You should be so lucky, Yankees Universe.

A lifetime of hard work and three years of excellence thrown off by some beer suds and saliva?

Sounds like a Bronx fairy tale to me.

No, if the Yankees pay enough, they should get their top free-agent target of this offseason. And, as always occurs when you sink that sort of money into a player you don't know firsthand, they'll be assuming substantial risk onto a roster already stocked with plenty of those.

This latest kerfuffle began with the publication of Tuesday's USA Today and a feature on Lee, who will start World Series Game 1 for Texas Wednesday night against the host Giants.

Lee's wife, Kristen, told USA Today's Bob Nightengale about abuse the Rangers players' families suffered during the American League Championship Series at Yankee Stadium: taunts, cups of beer thrown, fans spitting from the section above.

"The fans did not do good things in my heart,'' Kristen Lee said.

Cliff Lee, in his news conference Tuesday, sounded less bothered. Said Lee: "I brush that off as fans being fans. You can't control 50,000 people and what they're going to do. There were some people that were spitting off the balcony on the family section and things like that, and that's kind of weak, but what can you do?"

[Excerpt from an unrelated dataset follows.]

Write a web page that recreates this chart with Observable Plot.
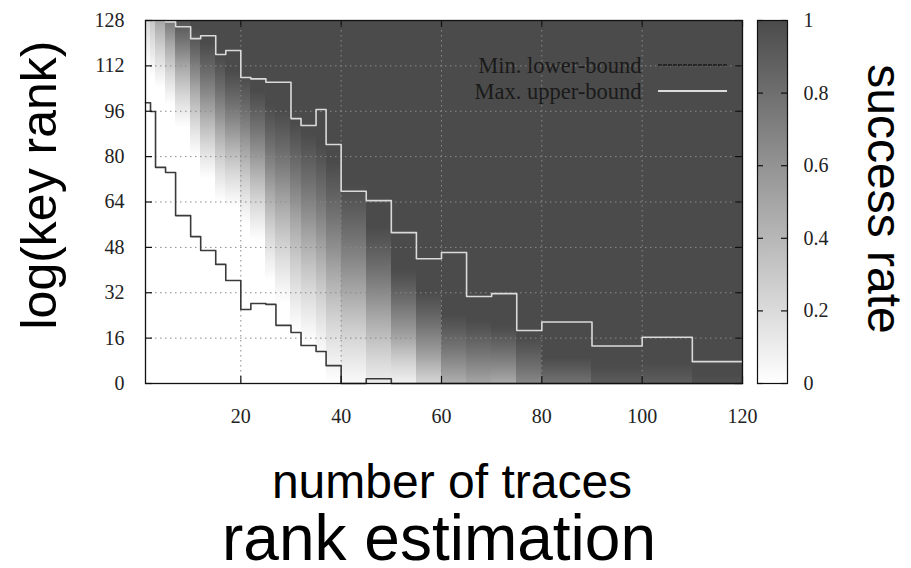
<!DOCTYPE html>
<html><head><meta charset="utf-8">
<script src="https://cdn.jsdelivr.net/npm/d3@7"></script>
<script src="https://cdn.jsdelivr.net/npm/@observablehq/plot@0.6"></script>
<style>
html,body{margin:0;padding:0;background:#fff;}
#wrap{position:relative;width:911px;height:568px;overflow:hidden;background:#fff;}
#wrap svg{position:absolute;left:0;top:0;}
</style></head><body><div id="wrap"></div>
<script>
// ---- data ----
const traces = [1,2,3,5,7,10,12,15,17,20,22,25,27,30,32,35,37,40,45,50,55,60,65,70,75,80,90,100,110,120];
const lowerBound = [99,95.9,76.2,74.4,59.2,51.8,46.9,42,36.3,26.1,28.2,27.9,20.5,18,13.4,11.3,6.3,0,1.7,0,0,0,0,0,0,0,0,0,0,0];
const upperBound = [128,128,128,127.5,125.8,121.6,122.6,116,117.4,107.9,107.4,106.2,106.2,93.4,91,96.6,84.3,67.8,64.5,53.2,44,46.2,30.7,31.7,18.7,21.7,13.2,16.3,7.7,7.7];
// heatmap columns span traces[i]..traces[i+1]; log(key rank) where success rate reaches 0, 0.5 and 1
const colRank0   = [112,108,104,98,90,80,72,64,62,56,50,36,28,18,14,8,0,-3,-8,-4,-10,-22,-20,-18,-24,-25,-40,-40,-60];
const colRank50  = [144,137,128,120,112,104,96,90,86,82,77,68,64,58,52,47,40,33,24,16,9,2,0,1,-6,-9,-20,-20,-30];
const colRank100 = [176,165,152,138,130,125,120,115,110,108,103,98,96,92,88,84,78,70,55,40,32,24,22,20,16,9,6,7,3];
const yTicks = [0,16,32,48,64,80,96,112,128];
const xTicks = [20,40,60,80,100,120];
const rateTicks = [0,0.2,0.4,0.6,0.8,1];
const rateRange = ["#ffffff", "#4b4b4b"];
const legendLabels = ["Min. lower-bound", "Max. upper-bound"];

const columns = colRank0.map((r0, i) => ({i, x1: traces[i], x2: traces[i+1], r0, r50: colRank50[i], r100: colRank100[i]}));
const lower = traces.map((t, i) => ({t, v: lowerBound[i]}));
const upper = traces.map((t, i) => ({t, v: upperBound[i]}));
const rateColor = d3.interpolateRgb(rateRange[0], rateRange[1]);

const W = 911, H = 568;
const serif = "'Liberation Serif', 'DejaVu Serif', serif";
const sans = "'Liberation Sans', Arial, sans-serif";

const main = Plot.plot({
  width: W, height: H,
  marginLeft: 145, marginRight: 169, marginTop: 20, marginBottom: 185,
  style: {background: "transparent"},
  x: {domain: [1, 120], axis: null},
  y: {domain: [0, 128], axis: null},
  color: {type: "identity"},
  marks: [
    Plot.rect(columns, {x1: "x1", x2: "x2", fill: d => `url(#hm${d.i})`, shapeRendering: "crispEdges"}),
    Plot.gridX(xTicks, {stroke: "#8a8a8a", strokeOpacity: 1, strokeDasharray: "1.5,3.5"}),
    Plot.gridY(yTicks, {stroke: "#8a8a8a", strokeOpacity: 1, strokeDasharray: "1.5,3.5"}),
    Plot.line(upper, {x: "t", y: "v", curve: "step-after", stroke: "#dadada", strokeWidth: 1.6}),
    Plot.line(lower, {x: "t", y: "v", curve: "step-after", stroke: "#3a3a3a", strokeWidth: 1.6}),
    Plot.tickY(yTicks, {y: d => d, insetRight: 597 - 7, stroke: "#111", strokeWidth: 1.2}),
    Plot.tickY(yTicks, {y: d => d, insetLeft: 597 - 7, stroke: "#111", strokeWidth: 1.2}),
    Plot.tickX(xTicks, {x: d => d, insetTop: 363 - 7, stroke: "#111", strokeWidth: 1.2}),
    Plot.tickX(xTicks, {x: d => d, insetBottom: 363 - 7, stroke: "#111", strokeWidth: 1.2}),
    Plot.frame({stroke: "#111", strokeWidth: 1.3}),
    Plot.axisY(yTicks, {anchor: "left", label: null, tickSize: 0, tickPadding: 21, fontSize: 20, fontFamily: serif, fill: "#222"}),
    Plot.axisX(xTicks, {anchor: "bottom", label: null, tickSize: 0, tickPadding: 25, fontSize: 20, fontFamily: serif, fill: "#222"}),
    Plot.text(["log(key rank)"], {text: d => d, frameAnchor: "left", textAnchor: "middle", lineAnchor: "middle", dx: -106, dy: -17, rotate: -90, fontSize: 50, fontFamily: sans, fill: "#000"}),
    Plot.text(["success rate"], {text: d => d, frameAnchor: "right", textAnchor: "middle", lineAnchor: "middle", dx: 141, dy: -3, rotate: 90, fontSize: 48, fontFamily: sans, fill: "#000"}),
    Plot.text(["number of traces"], {text: d => d, frameAnchor: "bottom", textAnchor: "middle", lineAnchor: "middle", dx: 8, dy: 99, fontSize: 48, fontFamily: sans, fill: "#000"}),
    Plot.text(["rank estimation"], {text: d => d, frameAnchor: "bottom", textAnchor: "middle", lineAnchor: "middle", dx: -5, dy: 156, fontSize: 64, fontFamily: sans, fill: "#000"}),
    Plot.text(legendLabels, {text: d => d, filter: (d, i) => i === 0, frameAnchor: "top-right", textAnchor: "end", lineAnchor: "middle", dx: -101, dy: 45, fontSize: 22.5, fontFamily: serif, fill: "#1a1a1a"}),
    Plot.text(legendLabels, {text: d => d, filter: (d, i) => i === 1, frameAnchor: "top-right", textAnchor: "end", lineAnchor: "middle", dx: -101, dy: 71, fontSize: 22.5, fontFamily: serif, fill: "#1a1a1a"})
  ]
});

// gradients for heatmap columns, placed with the plot's own y scale (lightly eased between the read ranks)
const ys = main.scale("y");
const yPix = d3.scaleLinear(ys.domain, ys.range);
const defs = d3.select(main).insert("defs", ":first-child");
columns.forEach(c => {
  const g = defs.append("linearGradient").attr("id", `hm${c.i}`).attr("gradientUnits", "userSpaceOnUse")
    .attr("x1", 0).attr("x2", 0).attr("y1", yPix(c.r0)).attr("y2", yPix(c.r100));
  const span = c.r100 - c.r0, mid = (c.r50 - c.r0) / span;
  const ease = t => 0.75 * t + 0.25 * t * t;
  const stops = [];
  for (let k = 0; k <= 6; k++) { const t = k / 6; stops.push([mid * t, 0.5 * ease(t)]); }
  for (let k = 1; k <= 6; k++) { const t = k / 6; stops.push([mid + (1 - mid) * t, 1 - 0.5 * ease(1 - t)]); }
  stops.forEach(([o, v]) => g.append("stop").attr("offset", o).attr("stop-color", rateColor(v)));
});
// legend swatches (key box, frame-relative)
const lg = d3.select(main).append("g");
lg.append("line").attr("x1", 658).attr("x2", 727).attr("y1", 65).attr("y2", 65)
  .attr("stroke", "#1a1a1a").attr("stroke-width", 1.6).attr("stroke-dasharray", "4,1");
lg.append("line").attr("x1", 658).attr("x2", 727).attr("y1", 91).attr("y2", 91)
  .attr("stroke", "#dcdcdc").attr("stroke-width", 2);

// colour bar
const cb = Plot.plot({
  width: W, height: H,
  marginLeft: 757, marginRight: 124, marginTop: 20, marginBottom: 185,
  style: {background: "transparent"},
  x: {domain: [0, 1], axis: null},
  y: {domain: [0, 1], axis: null},
  marks: [
    Plot.frame({fill: "url(#cbgrad)", stroke: "none"}),
    Plot.tickY(rateTicks, {y: d => d, insetRight: 30 - 6, stroke: "#111", strokeWidth: 1.2}),
    Plot.tickY(rateTicks, {y: d => d, insetLeft: 30 - 6, stroke: "#111", strokeWidth: 1.2}),
    Plot.frame({stroke: "#111", strokeWidth: 1.2}),
    Plot.axisY(rateTicks, {anchor: "right", label: null, tickSize: 0, tickPadding: 16, fontSize: 20, fontFamily: serif, fill: "#222", tickFormat: d => String(d)})
  ]
});
const cdefs = d3.select(cb).insert("defs", ":first-child");
const cg = cdefs.append("linearGradient").attr("id", "cbgrad").attr("x1", 0).attr("x2", 0).attr("y1", 1).attr("y2", 0);
rateTicks.forEach(v => cg.append("stop").attr("offset", v).attr("stop-color", rateColor(v)));

const wrap = document.getElementById("wrap");
wrap.appendChild(cb);
wrap.appendChild(main);
</script></body></html>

Asked whether the experience would impact his decision as a free agent, Lee responded: "No, I don't know the guy that did it. It could be anyone. Who knows? Who cares? They're at home right now." Zing!

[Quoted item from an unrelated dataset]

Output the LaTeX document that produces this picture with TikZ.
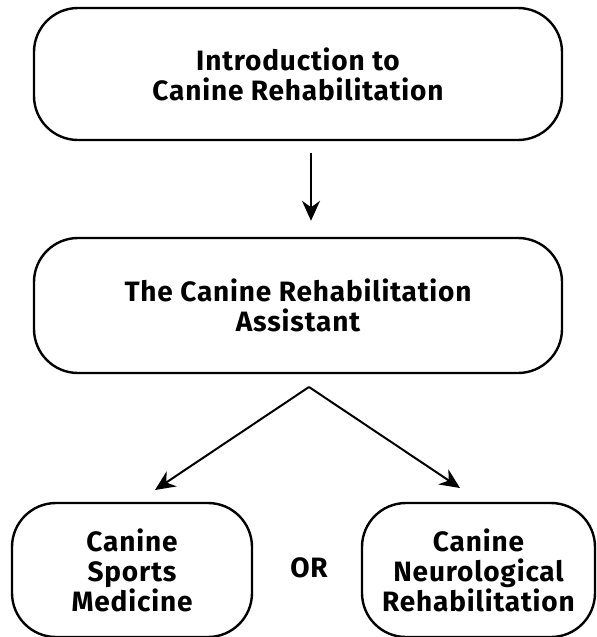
\documentclass[tikz,border=0pt]{standalone}
\usepackage{fontspec}
\setmainfont{Fira Sans}[LetterSpace=3]
\usetikzlibrary{arrows.meta}
\begin{document}
\begin{tikzpicture}[x=0.5pt,y=-0.5pt,>={Stealth[length=10pt,width=9pt]},
    box/.style={draw,line width=1.2pt,rounded corners=22pt,align=center,inner sep=0pt,
      font=\bfseries\fontsize{14}{15}\selectfont},
    link/.style={->,line width=1pt}]
            \useasboundingbox (0,0) rectangle (596,637);
            \node[box,minimum width=264pt,minimum height=66pt] (intro) at (298,74) {Introduction to\\Canine Rehabilitation};
            \node[box,minimum width=264pt,minimum height=67.5pt] (assistant) at (298,305.5) {The Canine Rehabilitation\\Assistant};
            \node[box,minimum width=120pt,minimum height=67pt] (sports) at (132,570) {Canine\\Sports\\Medicine};
            \node[box,minimum width=116.5pt,minimum height=67pt] (neuro) at (478.5,570) {Canine\\Neurological\\Rehabilitation};
            \node[font=\bfseries\fontsize{14}{15}\selectfont] (or) at (309,568) {OR};
            \coordinate (fork) at (309,387);
            \coordinate (sportsend) at (155,490);
            \coordinate (neuroend) at (460,488);
            \draw[link,shorten <=6pt,shorten >=8pt] ([xshift=6.5pt]intro.south) -- ([xshift=6.5pt]assistant.north);
            \draw[link] (fork) -- (sportsend);
            \draw[link] (fork) -- (neuroend);
        \end{tikzpicture}
\end{document}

The Rangers have put themselves in the running for Lee. Unlike CC Sabathia's family, which moved to New Jersey upon the lefthander's decision to sign with the Yankees, the Lees intend to stay in Arkansas. You probably know that New York can't match Texas in the "proximity to Arkansas" category.

New owner Chuck Greenberg, furthermore, is talking tough about going toe-to-toe with the Yankees for Lee.

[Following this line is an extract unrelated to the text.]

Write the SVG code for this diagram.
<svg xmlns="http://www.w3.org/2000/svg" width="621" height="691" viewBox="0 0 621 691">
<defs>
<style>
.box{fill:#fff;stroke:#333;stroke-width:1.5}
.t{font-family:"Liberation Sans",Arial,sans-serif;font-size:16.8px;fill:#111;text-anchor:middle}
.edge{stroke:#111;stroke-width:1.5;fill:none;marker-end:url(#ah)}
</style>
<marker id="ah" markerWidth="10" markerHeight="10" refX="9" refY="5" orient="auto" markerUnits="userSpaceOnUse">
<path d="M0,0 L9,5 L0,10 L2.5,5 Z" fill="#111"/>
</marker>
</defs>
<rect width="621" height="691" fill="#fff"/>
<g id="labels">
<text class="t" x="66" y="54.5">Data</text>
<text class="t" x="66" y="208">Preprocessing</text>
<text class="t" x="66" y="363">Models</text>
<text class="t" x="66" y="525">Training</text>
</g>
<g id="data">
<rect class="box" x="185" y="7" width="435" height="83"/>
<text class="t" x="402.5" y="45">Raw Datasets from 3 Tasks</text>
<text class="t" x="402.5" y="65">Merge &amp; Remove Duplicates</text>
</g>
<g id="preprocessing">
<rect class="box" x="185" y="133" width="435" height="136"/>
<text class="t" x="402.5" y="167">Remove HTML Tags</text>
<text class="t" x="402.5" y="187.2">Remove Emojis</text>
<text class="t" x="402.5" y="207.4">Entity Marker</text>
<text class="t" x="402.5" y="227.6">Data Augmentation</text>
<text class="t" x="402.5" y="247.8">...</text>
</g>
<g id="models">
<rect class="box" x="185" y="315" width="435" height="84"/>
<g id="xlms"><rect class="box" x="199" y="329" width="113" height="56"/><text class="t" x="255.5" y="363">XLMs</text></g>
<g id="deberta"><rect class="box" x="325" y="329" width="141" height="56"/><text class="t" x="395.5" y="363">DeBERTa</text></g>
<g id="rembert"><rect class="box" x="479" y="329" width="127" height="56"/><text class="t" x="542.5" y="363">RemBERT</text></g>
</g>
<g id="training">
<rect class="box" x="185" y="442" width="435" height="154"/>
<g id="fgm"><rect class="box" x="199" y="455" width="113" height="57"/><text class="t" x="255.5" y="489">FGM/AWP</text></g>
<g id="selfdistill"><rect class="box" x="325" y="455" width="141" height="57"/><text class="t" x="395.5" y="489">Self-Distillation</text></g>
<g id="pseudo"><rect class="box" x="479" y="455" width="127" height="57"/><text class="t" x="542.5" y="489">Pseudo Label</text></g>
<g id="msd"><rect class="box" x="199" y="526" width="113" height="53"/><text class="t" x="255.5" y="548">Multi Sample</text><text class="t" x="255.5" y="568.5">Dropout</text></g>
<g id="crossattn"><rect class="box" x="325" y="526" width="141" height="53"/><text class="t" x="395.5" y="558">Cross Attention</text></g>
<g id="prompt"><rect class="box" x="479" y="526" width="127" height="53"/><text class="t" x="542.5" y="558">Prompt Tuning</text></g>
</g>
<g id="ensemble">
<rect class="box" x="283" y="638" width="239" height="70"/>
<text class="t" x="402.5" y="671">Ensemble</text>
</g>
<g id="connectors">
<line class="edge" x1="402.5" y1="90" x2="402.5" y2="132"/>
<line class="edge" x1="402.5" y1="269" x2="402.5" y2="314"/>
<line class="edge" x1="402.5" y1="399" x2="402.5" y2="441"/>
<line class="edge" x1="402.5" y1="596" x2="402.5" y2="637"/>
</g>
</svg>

Greenberg has a bright general manager, Jon Daniels, who has tried to mitigate risk with his acquisitions. Daniels' Yankees counterpart, Brian Cashman, shares that thinking. The Yankees signed Sabathia to that seven-year, $161-million deal out of desperation, Cashman said. Will they prove just as desperate only two years later?

Because when you look at the Yankees' roster, you see Alex Rodriguez, signed through age 42 and coming off his worst major-league season. You see A.J. Burnett, a gargantuan question mark just two years into a five-year deal. You see Derek Jeter, also coming off a career-worst year, primed to re-sign as a 36-year-old shortstop.

They can navigate through such rough waters because Cashman has built a young nucleus and a strong farm system. Yet with every deal that guarantees money to baseball senior citizens, the room for error shrinks. Lee turns 33 in August. The odds that he can be this dominant at age 37 or 38? Not real good.

If Lee signs with the Rangers, the Yankees would have a void to fill. Maybe they'd trade for Kansas City's Zack Greinke and convince him to play in New York. Perhaps they'd try to shuffle up the outfield mix and spend big bucks on Carl Crawford or Jayson Werth.

Definitely, they shouldn't panic. What's the cliche? When one door closes, another opens? They'd work to figure it out.

Probably, though, the Yankees will bid enough to land Lee. The offending fans will be thrilled. As will the Yankees . . . for now, at least.